AIM:
Don't copy the pictures; return every other part of the records exactly.

# # # # # # #

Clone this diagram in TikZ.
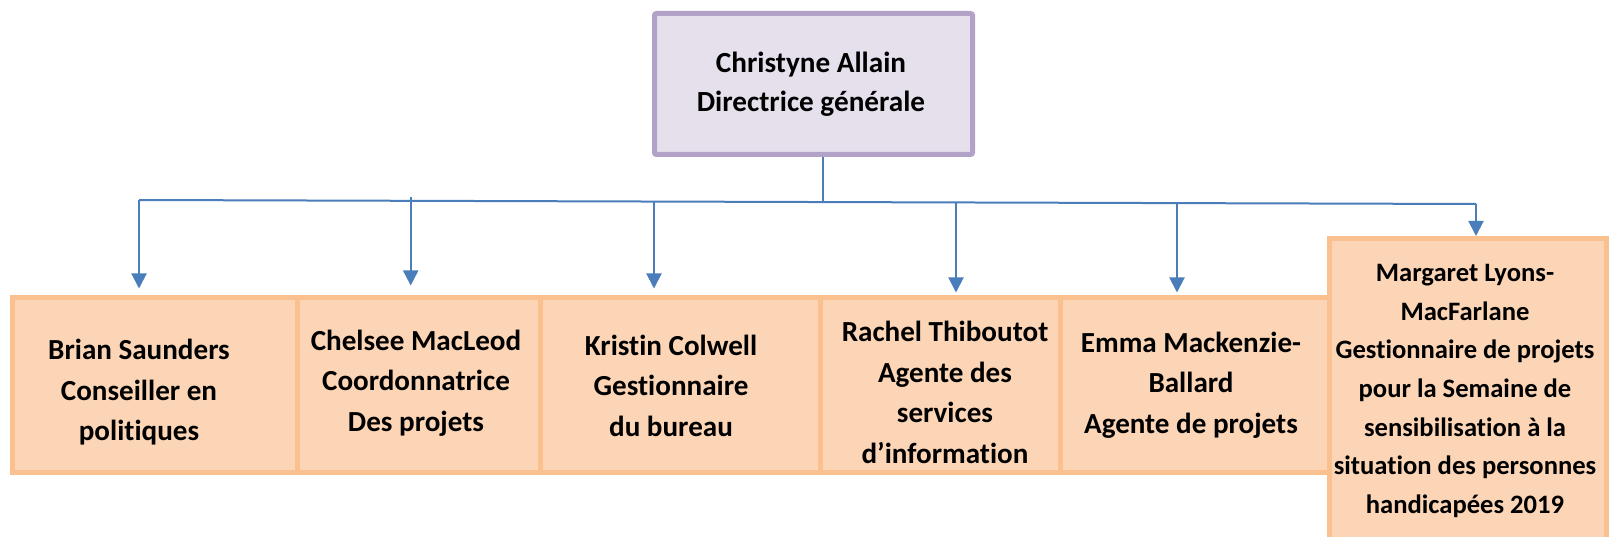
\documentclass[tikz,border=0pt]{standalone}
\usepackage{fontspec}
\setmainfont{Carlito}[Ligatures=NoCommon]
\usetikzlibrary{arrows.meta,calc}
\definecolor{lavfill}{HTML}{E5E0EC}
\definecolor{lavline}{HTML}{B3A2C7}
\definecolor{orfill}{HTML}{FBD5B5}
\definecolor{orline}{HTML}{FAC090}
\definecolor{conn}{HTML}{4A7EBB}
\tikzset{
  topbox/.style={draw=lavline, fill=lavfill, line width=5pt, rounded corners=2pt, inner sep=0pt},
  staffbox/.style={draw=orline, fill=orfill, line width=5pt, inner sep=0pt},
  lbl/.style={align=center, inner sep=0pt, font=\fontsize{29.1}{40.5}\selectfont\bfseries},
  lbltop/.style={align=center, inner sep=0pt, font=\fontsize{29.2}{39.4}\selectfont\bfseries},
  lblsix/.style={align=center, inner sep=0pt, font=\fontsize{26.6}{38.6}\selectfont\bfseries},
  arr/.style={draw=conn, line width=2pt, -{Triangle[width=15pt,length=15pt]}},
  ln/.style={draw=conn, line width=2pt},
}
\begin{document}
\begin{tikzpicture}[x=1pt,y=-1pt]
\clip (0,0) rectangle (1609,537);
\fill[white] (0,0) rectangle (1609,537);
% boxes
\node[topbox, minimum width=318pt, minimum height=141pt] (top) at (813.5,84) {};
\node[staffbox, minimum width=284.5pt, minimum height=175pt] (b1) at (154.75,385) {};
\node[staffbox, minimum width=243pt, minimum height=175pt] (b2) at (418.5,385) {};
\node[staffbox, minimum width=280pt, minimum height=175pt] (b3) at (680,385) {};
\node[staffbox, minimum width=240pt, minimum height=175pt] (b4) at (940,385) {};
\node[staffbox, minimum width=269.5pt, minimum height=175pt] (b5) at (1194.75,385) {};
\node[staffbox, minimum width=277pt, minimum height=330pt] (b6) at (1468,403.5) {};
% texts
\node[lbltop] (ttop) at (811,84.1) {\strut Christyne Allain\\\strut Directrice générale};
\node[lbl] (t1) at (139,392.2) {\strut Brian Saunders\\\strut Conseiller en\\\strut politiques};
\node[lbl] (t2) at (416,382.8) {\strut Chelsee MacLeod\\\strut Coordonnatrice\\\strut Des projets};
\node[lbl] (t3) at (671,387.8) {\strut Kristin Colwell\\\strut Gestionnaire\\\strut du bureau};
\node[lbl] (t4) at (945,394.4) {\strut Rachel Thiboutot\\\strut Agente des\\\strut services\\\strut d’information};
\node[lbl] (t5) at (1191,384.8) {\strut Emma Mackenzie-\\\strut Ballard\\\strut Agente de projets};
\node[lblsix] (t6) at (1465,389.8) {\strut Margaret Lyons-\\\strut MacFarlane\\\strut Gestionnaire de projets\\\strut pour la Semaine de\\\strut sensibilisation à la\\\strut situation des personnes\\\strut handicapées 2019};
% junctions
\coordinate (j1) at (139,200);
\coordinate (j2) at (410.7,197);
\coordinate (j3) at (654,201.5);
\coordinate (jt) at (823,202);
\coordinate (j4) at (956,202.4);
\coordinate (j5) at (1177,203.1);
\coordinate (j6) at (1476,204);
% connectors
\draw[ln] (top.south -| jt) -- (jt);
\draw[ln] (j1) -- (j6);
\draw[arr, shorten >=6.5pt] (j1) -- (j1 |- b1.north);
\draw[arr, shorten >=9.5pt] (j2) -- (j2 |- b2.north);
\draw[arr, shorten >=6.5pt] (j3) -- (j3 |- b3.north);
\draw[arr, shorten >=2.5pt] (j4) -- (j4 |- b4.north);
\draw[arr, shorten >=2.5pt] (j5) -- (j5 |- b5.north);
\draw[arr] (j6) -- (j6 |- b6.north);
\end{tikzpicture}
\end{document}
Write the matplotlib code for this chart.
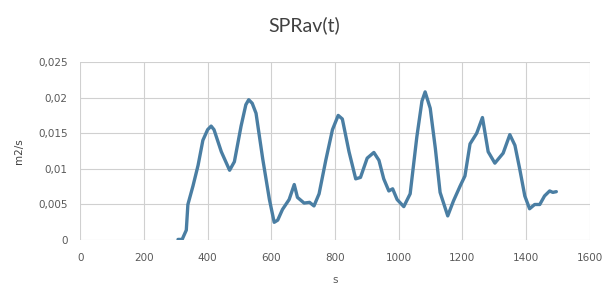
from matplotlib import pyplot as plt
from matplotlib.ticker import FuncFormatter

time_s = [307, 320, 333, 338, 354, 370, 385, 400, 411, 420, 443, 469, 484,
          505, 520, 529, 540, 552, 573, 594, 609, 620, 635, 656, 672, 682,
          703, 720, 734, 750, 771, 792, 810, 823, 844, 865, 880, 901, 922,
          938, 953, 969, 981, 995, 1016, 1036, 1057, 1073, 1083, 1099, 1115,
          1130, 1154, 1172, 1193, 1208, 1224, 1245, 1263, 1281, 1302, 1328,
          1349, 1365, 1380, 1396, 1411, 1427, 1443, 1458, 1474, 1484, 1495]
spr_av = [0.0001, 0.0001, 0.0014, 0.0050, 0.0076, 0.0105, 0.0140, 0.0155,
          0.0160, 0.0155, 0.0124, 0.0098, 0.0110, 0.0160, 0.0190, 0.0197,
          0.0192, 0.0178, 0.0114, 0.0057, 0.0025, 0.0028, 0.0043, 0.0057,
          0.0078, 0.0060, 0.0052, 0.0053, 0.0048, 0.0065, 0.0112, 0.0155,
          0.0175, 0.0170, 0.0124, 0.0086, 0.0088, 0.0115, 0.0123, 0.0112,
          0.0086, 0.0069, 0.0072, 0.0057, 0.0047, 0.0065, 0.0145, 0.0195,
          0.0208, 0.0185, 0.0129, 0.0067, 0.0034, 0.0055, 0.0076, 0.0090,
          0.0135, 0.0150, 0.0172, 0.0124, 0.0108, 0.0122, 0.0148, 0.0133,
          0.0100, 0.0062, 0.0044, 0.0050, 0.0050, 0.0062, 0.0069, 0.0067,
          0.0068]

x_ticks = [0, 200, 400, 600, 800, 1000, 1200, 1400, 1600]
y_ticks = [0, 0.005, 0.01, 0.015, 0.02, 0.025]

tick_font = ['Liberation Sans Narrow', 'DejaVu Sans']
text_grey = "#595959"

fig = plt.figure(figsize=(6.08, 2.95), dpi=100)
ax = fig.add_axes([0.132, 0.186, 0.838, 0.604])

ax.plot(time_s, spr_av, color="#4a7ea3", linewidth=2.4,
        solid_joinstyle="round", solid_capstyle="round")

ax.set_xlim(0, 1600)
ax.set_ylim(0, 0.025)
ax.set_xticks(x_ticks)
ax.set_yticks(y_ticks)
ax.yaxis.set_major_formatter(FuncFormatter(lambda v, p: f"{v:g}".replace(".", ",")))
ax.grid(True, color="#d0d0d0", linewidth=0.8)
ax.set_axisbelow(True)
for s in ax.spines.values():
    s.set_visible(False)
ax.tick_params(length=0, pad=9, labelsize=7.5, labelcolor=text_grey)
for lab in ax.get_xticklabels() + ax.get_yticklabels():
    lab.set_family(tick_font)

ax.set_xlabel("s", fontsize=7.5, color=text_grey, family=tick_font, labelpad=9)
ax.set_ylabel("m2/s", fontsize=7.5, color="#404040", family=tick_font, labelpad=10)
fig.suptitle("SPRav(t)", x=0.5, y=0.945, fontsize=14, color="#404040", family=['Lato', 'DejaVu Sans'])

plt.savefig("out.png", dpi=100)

# # # # # # #

CORRECT OUTPUT:
Clone this diagram in TikZ.
\documentclass[tikz,border=0pt]{standalone}
\usepackage{fontspec}
\setmainfont{Carlito}[Ligatures=NoCommon]
\usetikzlibrary{arrows.meta,calc}
\definecolor{lavfill}{HTML}{E5E0EC}
\definecolor{lavline}{HTML}{B3A2C7}
\definecolor{orfill}{HTML}{FBD5B5}
\definecolor{orline}{HTML}{FAC090}
\definecolor{conn}{HTML}{4A7EBB}
\tikzset{
  topbox/.style={draw=lavline, fill=lavfill, line width=5pt, rounded corners=2pt, inner sep=0pt},
  staffbox/.style={draw=orline, fill=orfill, line width=5pt, inner sep=0pt},
  lbl/.style={align=center, inner sep=0pt, font=\fontsize{29.1}{40.5}\selectfont\bfseries},
  lbltop/.style={align=center, inner sep=0pt, font=\fontsize{29.2}{39.4}\selectfont\bfseries},
  lblsix/.style={align=center, inner sep=0pt, font=\fontsize{26.6}{38.6}\selectfont\bfseries},
  arr/.style={draw=conn, line width=2pt, -{Triangle[width=15pt,length=15pt]}},
  ln/.style={draw=conn, line width=2pt},
}
\begin{document}
\begin{tikzpicture}[x=1pt,y=-1pt]
\clip (0,0) rectangle (1609,537);
\fill[white] (0,0) rectangle (1609,537);
% boxes
\node[topbox, minimum width=318pt, minimum height=141pt] (top) at (813.5,84) {};
\node[staffbox, minimum width=284.5pt, minimum height=175pt] (b1) at (154.75,385) {};
\node[staffbox, minimum width=243pt, minimum height=175pt] (b2) at (418.5,385) {};
\node[staffbox, minimum width=280pt, minimum height=175pt] (b3) at (680,385) {};
\node[staffbox, minimum width=240pt, minimum height=175pt] (b4) at (940,385) {};
\node[staffbox, minimum width=269.5pt, minimum height=175pt] (b5) at (1194.75,385) {};
\node[staffbox, minimum width=277pt, minimum height=330pt] (b6) at (1468,403.5) {};
% texts
\node[lbltop] (ttop) at (811,84.1) {\strut Christyne Allain\\\strut Directrice générale};
\node[lbl] (t1) at (139,392.2) {\strut Brian Saunders\\\strut Conseiller en\\\strut politiques};
\node[lbl] (t2) at (416,382.8) {\strut Chelsee MacLeod\\\strut Coordonnatrice\\\strut Des projets};
\node[lbl] (t3) at (671,387.8) {\strut Kristin Colwell\\\strut Gestionnaire\\\strut du bureau};
\node[lbl] (t4) at (945,394.4) {\strut Rachel Thiboutot\\\strut Agente des\\\strut services\\\strut d’information};
\node[lbl] (t5) at (1191,384.8) {\strut Emma Mackenzie-\\\strut Ballard\\\strut Agente de projets};
\node[lblsix] (t6) at (1465,389.8) {\strut Margaret Lyons-\\\strut MacFarlane\\\strut Gestionnaire de projets\\\strut pour la Semaine de\\\strut sensibilisation à la\\\strut situation des personnes\\\strut handicapées 2019};
% junctions
\coordinate (j1) at (139,200);
\coordinate (j2) at (410.7,197);
\coordinate (j3) at (654,201.5);
\coordinate (jt) at (823,202);
\coordinate (j4) at (956,202.4);
\coordinate (j5) at (1177,203.1);
\coordinate (j6) at (1476,204);
% connectors
\draw[ln] (top.south -| jt) -- (jt);
\draw[ln] (j1) -- (j6);
\draw[arr, shorten >=6.5pt] (j1) -- (j1 |- b1.north);
\draw[arr, shorten >=9.5pt] (j2) -- (j2 |- b2.north);
\draw[arr, shorten >=6.5pt] (j3) -- (j3 |- b3.north);
\draw[arr, shorten >=2.5pt] (j4) -- (j4 |- b4.north);
\draw[arr, shorten >=2.5pt] (j5) -- (j5 |- b5.north);
\draw[arr] (j6) -- (j6 |- b6.north);
\end{tikzpicture}
\end{document}
Write the matplotlib code for this chart.
from matplotlib import pyplot as plt
from matplotlib.ticker import FuncFormatter

time_s = [307, 320, 333, 338, 354, 370, 385, 400, 411, 420, 443, 469, 484,
          505, 520, 529, 540, 552, 573, 594, 609, 620, 635, 656, 672, 682,
          703, 720, 734, 750, 771, 792, 810, 823, 844, 865, 880, 901, 922,
          938, 953, 969, 981, 995, 1016, 1036, 1057, 1073, 1083, 1099, 1115,
          1130, 1154, 1172, 1193, 1208, 1224, 1245, 1263, 1281, 1302, 1328,
          1349, 1365, 1380, 1396, 1411, 1427, 1443, 1458, 1474, 1484, 1495]
spr_av = [0.0001, 0.0001, 0.0014, 0.0050, 0.0076, 0.0105, 0.0140, 0.0155,
          0.0160, 0.0155, 0.0124, 0.0098, 0.0110, 0.0160, 0.0190, 0.0197,
          0.0192, 0.0178, 0.0114, 0.0057, 0.0025, 0.0028, 0.0043, 0.0057,
          0.0078, 0.0060, 0.0052, 0.0053, 0.0048, 0.0065, 0.0112, 0.0155,
          0.0175, 0.0170, 0.0124, 0.0086, 0.0088, 0.0115, 0.0123, 0.0112,
          0.0086, 0.0069, 0.0072, 0.0057, 0.0047, 0.0065, 0.0145, 0.0195,
          0.0208, 0.0185, 0.0129, 0.0067, 0.0034, 0.0055, 0.0076, 0.0090,
          0.0135, 0.0150, 0.0172, 0.0124, 0.0108, 0.0122, 0.0148, 0.0133,
          0.0100, 0.0062, 0.0044, 0.0050, 0.0050, 0.0062, 0.0069, 0.0067,
          0.0068]

x_ticks = [0, 200, 400, 600, 800, 1000, 1200, 1400, 1600]
y_ticks = [0, 0.005, 0.01, 0.015, 0.02, 0.025]

tick_font = ['Liberation Sans Narrow', 'DejaVu Sans']
text_grey = "#595959"

fig = plt.figure(figsize=(6.08, 2.95), dpi=100)
ax = fig.add_axes([0.132, 0.186, 0.838, 0.604])

ax.plot(time_s, spr_av, color="#4a7ea3", linewidth=2.4,
        solid_joinstyle="round", solid_capstyle="round")

ax.set_xlim(0, 1600)
ax.set_ylim(0, 0.025)
ax.set_xticks(x_ticks)
ax.set_yticks(y_ticks)
ax.yaxis.set_major_formatter(FuncFormatter(lambda v, p: f"{v:g}".replace(".", ",")))
ax.grid(True, color="#d0d0d0", linewidth=0.8)
ax.set_axisbelow(True)
for s in ax.spines.values():
    s.set_visible(False)
ax.tick_params(length=0, pad=9, labelsize=7.5, labelcolor=text_grey)
for lab in ax.get_xticklabels() + ax.get_yticklabels():
    lab.set_family(tick_font)

ax.set_xlabel("s", fontsize=7.5, color=text_grey, family=tick_font, labelpad=9)
ax.set_ylabel("m2/s", fontsize=7.5, color="#404040", family=tick_font, labelpad=10)
fig.suptitle("SPRav(t)", x=0.5, y=0.945, fontsize=14, color="#404040", family=['Lato', 'DejaVu Sans'])

plt.savefig("out.png", dpi=100)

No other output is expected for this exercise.